The Times also failed to note that the figures released by the bureau are suspect, compiled with the same formula that’s been in use since the 1950s, even though the formula uses expenditures for food as its basis, and expenditures for food have dropped as a percentage of income as such things as housing and health costs have risen, and risen dramatically. This was noted in an op-ed piece the previous day in, of all places, the Times (but, as reporters anywhere will tell you in reference to their employer, “I don’t read this paper”).

The worst of this really falls to the U.S. government. It uses sleight of hand to brag about continued growth in Gross Domestic Product, showing that the economy is getting better, but GDP simply measures all production of goods and services in the United States, which has been relentlessly on the rise even as 2.7 million jobs, about 2.4 million of them in manufacturing, have been lost.
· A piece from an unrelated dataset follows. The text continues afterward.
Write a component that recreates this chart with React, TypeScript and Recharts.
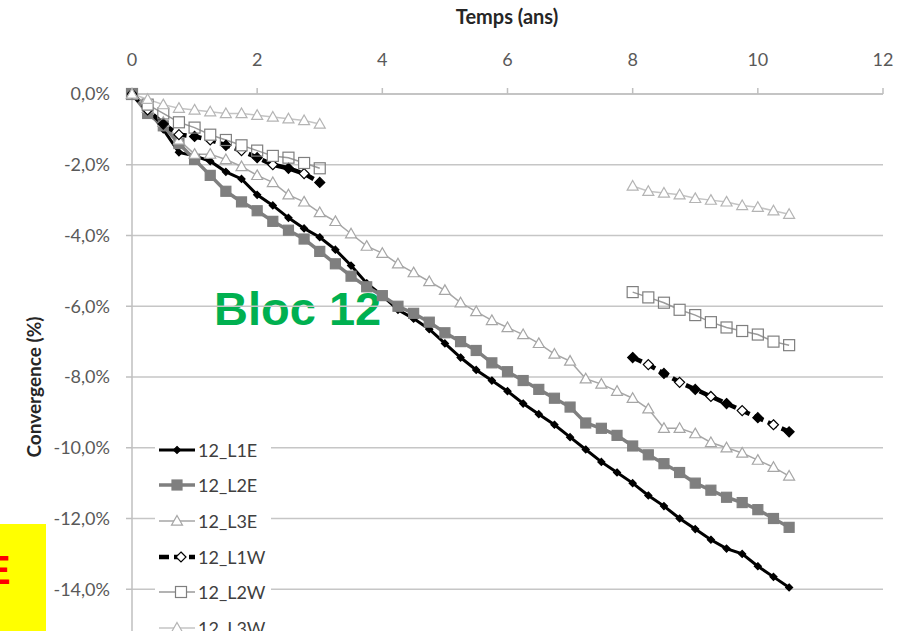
import { CartesianGrid, Line, LineChart, XAxis, YAxis } from 'recharts'

// Time axis (years) shared by every series
const TIME = [
  0, 0.25, 0.5, 0.75, 1, 1.25, 1.5, 1.75, 2, 2.25, 2.5, 2.75, 3,
  3.25, 3.5, 3.75, 4, 4.25, 4.5, 4.75, 5, 5.25, 5.5, 5.75, 6,
  6.25, 6.5, 6.75, 7, 7.25, 7.5, 7.75, 8, 8.25, 8.5, 8.75, 9, 9.25, 9.5, 9.75, 10, 10.25, 10.5,
]

// Convergence in %, east side lines
const L1E = [
  0, -0.45, -1.0, -1.65, -1.75, -1.9, -2.2, -2.4, -2.85, -3.15, -3.5, -3.8, -4.05,
  -4.4, -4.85, -5.35, -5.7, -6.1, -6.35, -6.65, -7.05, -7.45, -7.8, -8.1, -8.4,
  -8.75, -9.05, -9.35, -9.7, -10.05, -10.4, -10.7, -11.0, -11.35, -11.65, -12.0, -12.3, -12.6, -12.85, -13.0, -13.35, -13.65, -13.95,
]
const L2E = [
  0, -0.55, -0.9, -1.4, -1.85, -2.3, -2.75, -3.05, -3.3, -3.6, -3.85, -4.1, -4.45,
  -4.8, -5.15, -5.45, -5.7, -6.0, -6.2, -6.45, -6.75, -7.0, -7.25, -7.6, -7.85,
  -8.1, -8.35, -8.6, -8.85, -9.3, -9.45, -9.65, -9.95, -10.2, -10.45, -10.7, -11.0, -11.2, -11.4, -11.55, -11.75, -12.0, -12.25,
]
const L3E = [
  0, -0.4, -0.8, -1.3, -1.7, -1.7, -1.85, -2.05, -2.3, -2.5, -2.85, -3.05, -3.35,
  -3.6, -3.95, -4.3, -4.5, -4.8, -5.05, -5.3, -5.55, -5.9, -6.15, -6.4, -6.6,
  -6.8, -7.05, -7.35, -7.55, -8.05, -8.2, -8.4, -8.6, -8.9, -9.45, -9.45, -9.6, -9.85, -10.0, -10.15, -10.35, -10.55, -10.8,
]

// West side lines: no readings between 3 and 8 years
const L1W = [
  0, -0.45, -0.85, -1.15, -1.2, -1.3, -1.45, -1.6, -1.8, -2.0, -2.1, -2.25, -2.5,
  null, null, null, null, null, null, null, null, null, null, null, null,
  null, null, null, null, null, null, null,
  -7.45, -7.65, -7.9, -8.15, -8.35, -8.55, -8.75, -8.95, -9.15, -9.35, -9.55,
]
const L2W = [
  0, -0.3, -0.55, -0.8, -0.95, -1.15, -1.3, -1.45, -1.6, -1.75, -1.8, -1.95, -2.1,
  null, null, null, null, null, null, null, null, null, null, null, null,
  null, null, null, null, null, null, null,
  -5.6, -5.75, -5.9, -6.1, -6.25, -6.45, -6.6, -6.7, -6.8, -7.0, -7.1,
]
const L3W = [
  0, -0.15, -0.3, -0.4, -0.45, -0.5, -0.55, -0.55, -0.6, -0.65, -0.7, -0.75, -0.85,
  null, null, null, null, null, null, null, null, null, null, null, null,
  null, null, null, null, null, null, null,
  -2.6, -2.75, -2.8, -2.85, -2.95, -3.0, -3.05, -3.15, -3.2, -3.3, -3.4,
]

const X_TICKS = [0, 2, 4, 6, 8, 10, 12]
const Y_TICKS = [0, -2, -4, -6, -8, -10, -12, -14]

type Shape = 'diamond' | 'square' | 'triangle'

interface SeriesDef {
  key: string
  name: string
  values: (number | null)[]
  stroke: string
  width: number
  dash?: string
  shape: Shape
  size: number
  markerStroke: string
  fill: string
  altFill?: string
}

const SERIES: SeriesDef[] = [
  { key: 'l1e', name: '12_L1E', values: L1E, stroke: '#000000', width: 3, shape: 'diamond', size: 7, markerStroke: '#000000', fill: '#000000' },
  { key: 'l2e', name: '12_L2E', values: L2E, stroke: '#7f7f7f', width: 3.5, shape: 'square', size: 10, markerStroke: '#7f7f7f', fill: '#7f7f7f' },
  { key: 'l3e', name: '12_L3E', values: L3E, stroke: '#a6a6a6', width: 1.5, shape: 'triangle', size: 11, markerStroke: '#a6a6a6', fill: '#ffffff' },
  { key: 'l1w', name: '12_L1W', values: L1W, stroke: '#000000', width: 4.5, dash: '10 5', shape: 'diamond', size: 10, markerStroke: '#000000', fill: '#000000', altFill: '#ffffff' },
  { key: 'l2w', name: '12_L2W', values: L2W, stroke: '#9a9a9a', width: 1.5, shape: 'square', size: 11, markerStroke: '#7f7f7f', fill: 'none', altFill: '#ffffff' },
  { key: 'l3w', name: '12_L3W', values: L3W, stroke: '#c4c4c4', width: 1.5, shape: 'triangle', size: 11, markerStroke: '#b4b4b4', fill: '#ffffff' },
]

const data = TIME.map((t, i) => {
  const row: Record<string, number | null> = { t }
  SERIES.forEach((s) => {
    row[s.key] = s.values[i]
  })
  return row
})

const FONT = 'Lato, "Open Sans", sans-serif'

function Marker({ shape, x, y, size, fill, stroke }: { shape: Shape; x: number; y: number; size: number; fill: string; stroke: string }) {
  const h = size / 2
  if (shape === 'diamond') {
    return <path d={`M${x},${y - h}L${x + h},${y}L${x},${y + h}L${x - h},${y}Z`} fill={fill} stroke={stroke} strokeWidth={1.2} />
  }
  if (shape === 'square') {
    return <rect x={x - h} y={y - h} width={size} height={size} fill={fill} stroke={stroke} strokeWidth={1.2} />
  }
  return <path d={`M${x},${y - h}L${x + h},${y + h * 0.75}L${x - h},${y + h * 0.75}Z`} fill={fill} stroke={stroke} strokeWidth={1.2} />
}

function makeDot(s: SeriesDef) {
  return (props: any) => {
    const { cx, cy, index, value } = props
    if (value == null || cx == null || cy == null) return <g key={`${s.key}-${index}`} />
    const fill = s.altFill && index % 2 === 1 ? s.altFill : s.fill
    return (
      <g key={`${s.key}-${index}`}>
        <Marker shape={s.shape} x={cx} y={cy} size={s.size} fill={fill} stroke={s.markerStroke} />
      </g>
    )
  }
}

function formatPct(v: number) {
  return `${v.toFixed(1).replace('.', ',')}%`
}

function ChartLegend() {
  return (
    <div
      style={{
        position: 'absolute',
        left: 155,
        top: 432,
        width: 116,
        background: '#ffffff',
        fontFamily: FONT,
        fontSize: 18,
        color: '#404040',
      }}
    >
      {SERIES.map((s) => (
        <div key={s.key} style={{ display: 'flex', alignItems: 'center', height: 35.6 }}>
          <svg width={42} height={20} style={{ flex: 'none' }}>
            <line x1={4} y1={10} x2={40} y2={10} stroke={s.stroke} strokeWidth={s.width} strokeDasharray={s.dash} />
            <Marker shape={s.shape} x={s.altFill ? 26 : 22} y={10} size={s.size} fill={s.altFill ?? s.fill} stroke={s.markerStroke} />
          </svg>
          <span style={{ marginLeft: 1 }}>{s.name}</span>
        </div>
      ))}
    </div>
  )
}

export default function App() {
  return (
    <div style={{ position: 'fixed', left: 0, top: 0, width: 908, height: 631, overflow: 'hidden', background: '#ffffff' }}>
      {/* block label sits under the grid and series */}
      <div
        style={{
          position: 'absolute',
          left: 214,
          top: 286,
          fontFamily: '"Liberation Sans", Arial, sans-serif',
          fontWeight: 700,
          fontSize: 47,
          lineHeight: '46px',
          color: '#00b050',
          whiteSpace: 'nowrap',
        }}
      >
        Bloc 12
      </div>

      <div style={{ position: 'absolute', left: 0, top: 0 }}>
        <LineChart width={908} height={700} data={data} margin={{ top: 50, right: 25, bottom: 40, left: 0 }}>
          <CartesianGrid vertical={false} stroke="#c6c6c6" strokeWidth={1.5} />
          <XAxis
            dataKey="t"
            type="number"
            orientation="top"
            domain={[0, 12]}
            ticks={X_TICKS}
            height={44}
            tickSize={6}
            tickMargin={22}
            axisLine={{ stroke: '#bfbfbf', strokeWidth: 1.5 }}
            tickLine={{ stroke: '#bfbfbf', strokeWidth: 1.5 }}
            tick={{ fontSize: 18, fill: '#595959', fontFamily: FONT }}
          />
          <YAxis
            type="number"
            domain={[-16, 0]}
            ticks={Y_TICKS}
            width={132}
            tickSize={6}
            tickMargin={16}
            tickFormatter={formatPct}
            axisLine={{ stroke: '#bfbfbf', strokeWidth: 1.5 }}
            tickLine={{ stroke: '#bfbfbf', strokeWidth: 1.5 }}
            tick={{ fontSize: 18, fill: '#595959', fontFamily: FONT }}
          />
          {SERIES.map((s) => (
            <Line
              key={s.key}
              dataKey={s.key}
              name={s.name}
              type="linear"
              stroke={s.stroke}
              strokeWidth={s.width}
              strokeDasharray={s.dash}
              dot={makeDot(s)}
              activeDot={false}
              isAnimationActive={false}
            />
          ))}
        </LineChart>
      </div>

      <div
        style={{
          position: 'absolute',
          left: 507,
          top: 4,
          transform: 'translateX(-50%)',
          fontFamily: FONT,
          fontWeight: 700,
          fontSize: 20,
          color: '#262626',
          whiteSpace: 'nowrap',
        }}
      >
        Temps (ans)
      </div>
      <div
        style={{
          position: 'absolute',
          left: 33,
          top: 387,
          transform: 'translate(-50%, -50%) rotate(-90deg)',
          fontFamily: FONT,
          fontWeight: 700,
          fontSize: 19,
          color: '#262626',
          whiteSpace: 'nowrap',
        }}
      >
        Convergence (%)
      </div>

      <ChartLegend />

      <div style={{ position: 'absolute', left: 0, top: 524, width: 46, height: 120, background: '#ffff00', overflow: 'hidden' }}>
        <div
          style={{
            position: 'absolute',
            left: -16,
            top: 26,
            fontFamily: '"Liberation Sans", Arial, sans-serif',
            fontWeight: 700,
            fontSize: 40,
            lineHeight: '40px',
            color: '#ff0000',
          }}
        >
          E
        </div>
      </div>
    </div>
  )
}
So the country is able to do more with fewer people working; after so many quarters of increasing unemployment coupled with rising productivity, why is that suddenly cause for relief? The economy has been a contradiction for at least two years, defying the predictions even of the people driving it, and I’ve certainly seen no one state that we’re at a tipping point where market behavior suddenly does a U-turn, much less starts behaving the way the president wants it to.

The Times doesn’t note, either, the essential meaninglessness of the White House’s juxtaposition of the two data sets, possibly because its coverage was rushed. It’s a disappointment, regardless -- a half-assed effort of covering officials who are trying to makes asses of all of us.